Самое существенное и важное, что есть в русской иконе, – та несравненная радость, которую она возвещает миру. Как совместить аскетизм с необычайно живыми красками? В чем заключается тайна этого сочетания высшей скорби и высшей радости? – Нет Пасхи без Страстной седмицы.
Икона – не портрет, а прообраз грядущего храмового человечества. Истонченная телесность на иконе – резко выраженное отрицание того самого биологизма, который возводит насыщение плоти в высшую и безусловную заповедь. Чувство острой тошноты, которую я испытал при виде рубенсовских вакханалий, тотчас объяснило мне важное свойство икон: вакханалия и есть крайнее олицетворение той жизни, которая отталкивается иконой. Разжиревшая трясущаяся плоть, которая услаждается собою, жрет и непременно убивает, чтобы пожирать, – это то самое, чему прежде всего преграждают путь благословляющие персты. Они требуют от нас, чтобы мы оставили за порогом всякую житейскую пошлость.
Наоборот, человек в состоянии безблагодатном или же доблагодатном, человек, еще не «успокоившийся» в Боге или просто не достигший цели своего жизненного пути, часто изображается на иконах чрезвычайно подвижным. Особенно типичны в этом отношении многие древние новгородские изображения Преображения Господня. Там неподвижны Спаситель, Моисей и Илия – и, наоборот, поверженные ниц апостолы, предоставленные собственному чисто человеческому аффекту ужаса перед небесным громом, поражают смелостью своих телодвижений; на многих иконах они изображаются лежащими буквально вниз головой.

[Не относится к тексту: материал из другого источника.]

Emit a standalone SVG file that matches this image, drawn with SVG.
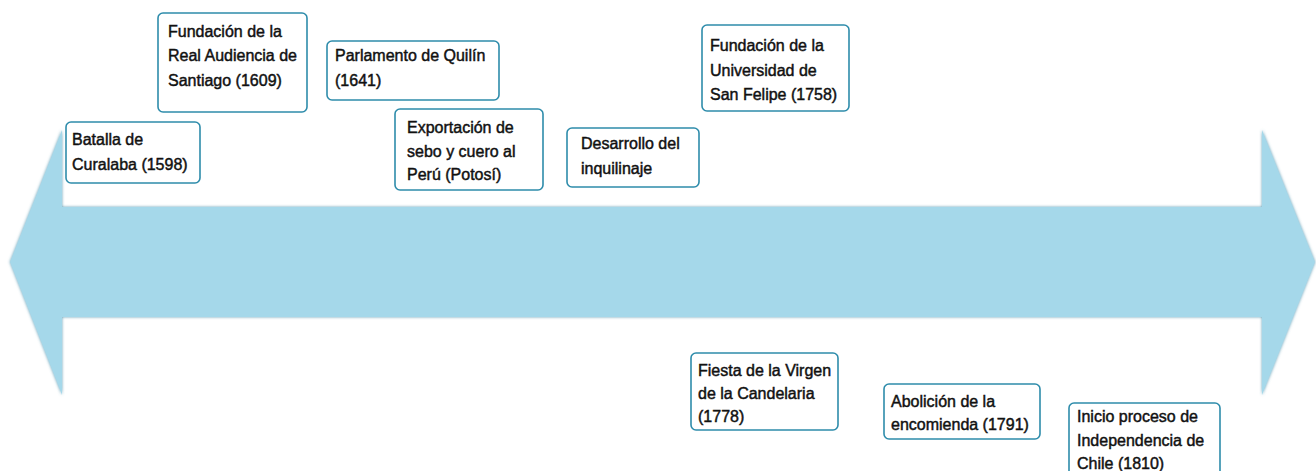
<svg xmlns="http://www.w3.org/2000/svg" width="1316" height="471" viewBox="0 0 1316 471">
<style>
.box{fill:#ffffff;stroke:#2e8cab;stroke-width:1.6}
.t{font-family:"Liberation Sans",Arial,sans-serif;font-size:16px;fill:#111111;stroke:#111111;stroke-width:0.45}
</style>
<defs>
<filter id="sh" x="-5%" y="-10%" width="110%" height="120%">
<feDropShadow dx="0" dy="0" stdDeviation="1.8" flood-color="#4f93ad" flood-opacity="0.9"/>
</filter>
</defs>
<rect width="1316" height="471" fill="#ffffff"/>
<g id="arrow">
<polygon points="10,262 62,130 62,207 1262,207 1262,130 1315,262 1262,395 1262,317 62,317 62,395" fill="#a5d8ea" filter="url(#sh)"/>
</g>
<g id="n1"><rect class="box" x="66" y="122" width="134" height="61" rx="5"/><text class="t" x="72" y="145">Batalla de</text><text class="t" x="72" y="170">Curalaba (1598)</text></g>
<g id="n2"><rect class="box" x="158" y="13" width="149" height="99" rx="5"/><text class="t" x="168" y="37">Fundación de la</text><text class="t" x="168" y="61">Real Audiencia de</text><text class="t" x="168" y="86">Santiago (1609)</text></g>
<g id="n3"><rect class="box" x="327" y="41" width="172" height="59" rx="5"/><text class="t" x="335" y="61">Parlamento de Quilín</text><text class="t" x="335" y="86">(1641)</text></g>
<g id="n4"><rect class="box" x="395" y="109" width="148" height="81" rx="5"/><text class="t" x="407" y="133">Exportación de</text><text class="t" x="407" y="157">sebo y cuero al</text><text class="t" x="407" y="180">Perú (Potosí)</text></g>
<g id="n5"><rect class="box" x="567" y="128" width="132" height="59" rx="5"/><text class="t" x="581" y="149">Desarrollo del</text><text class="t" x="581" y="174">inquilinaje</text></g>
<g id="n6"><rect class="box" x="702" y="25" width="147" height="86" rx="5"/><text class="t" x="710" y="51">Fundación de la</text><text class="t" x="710" y="76">Universidad de</text><text class="t" x="710" y="100">San Felipe (1758)</text></g>
<g id="n7"><rect class="box" x="691" y="353" width="147" height="77" rx="5"/><text class="t" x="698" y="376">Fiesta de la Virgen</text><text class="t" x="698" y="399">de la Candelaria</text><text class="t" x="698" y="422">(1778)</text></g>
<g id="n8"><rect class="box" x="884" y="384" width="156" height="55" rx="5"/><text class="t" x="891" y="407">Abolición de la</text><text class="t" x="891" y="430">encomienda (1791)</text></g>
<g id="n9"><rect class="box" x="1069" y="403" width="151" height="80" rx="5"/><text class="t" x="1077" y="422">Inicio proceso de</text><text class="t" x="1077" y="446">Independencia de</text><text class="t" x="1077" y="469">Chile (1810)</text></g>
<g id="connectors"></g>
</svg>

В искусстве наивное нередко граничит с гениальным. В иконе несходства с реальностью вполне уместны (и не без умысла). Ведь предметом изображения здесь на самом деле служит не та тварь, которую мы знаем. Задача иконописца – изобразить новый, неведомый нам строй жизни. Изобразить его он может только символическим письмом.
Символический язык храма непонятен сытой плоти, недоступен сердцу, полному мечтой о материальном благополучии. Но он становится жизнью, когда рушится эта мечта и у людей разверзается бездна под ногами. Тогда нам нужно чувствовать незыблемую точку опоры над бездной. Нам необходимо ощущать это неподвижное спокойствие святыни над нашими страданием и скорбью. Нам нужно достоверно знать, что зверь не есть все во всем мире, что над его царством есть иной закон жизни, который восторжествует.
Человек не может оставаться только человеком: он должен или подняться над собой, или упасть в бездну, вырасти или в Бога, или в зверя. Что же победит в нем – культурный зоологизм или «сердце милующее»? Чем надлежит быть вселенной – зверинцем или храмом? Если царство сатаны в здешней действительности не может быть совершенно уничтожено, то оно должно быть, по крайней мере, ограничено, сковано цепями. Отсутствие сопротивления будет источником великого соблазна для народов.
По книге Евгения Трубецкого "Умозрение в красках"
Князь Трубецкой Евгений Николаевич – писатель и общественный деятель – родился в 1863 году. Окончил курс Московского университета по юридическому факультету, с 1906 года – профессор истории философии права в Московском университете. Е. Н. Трубецкой, познакомившись с коллекцией икон И. С. Остроухова в разгар первой мировой войны, пережил настоящее потрясение, приведшее его к выводу, что икона – это, прежде всего, воплощение идеального, глубоко осмысленного бытия.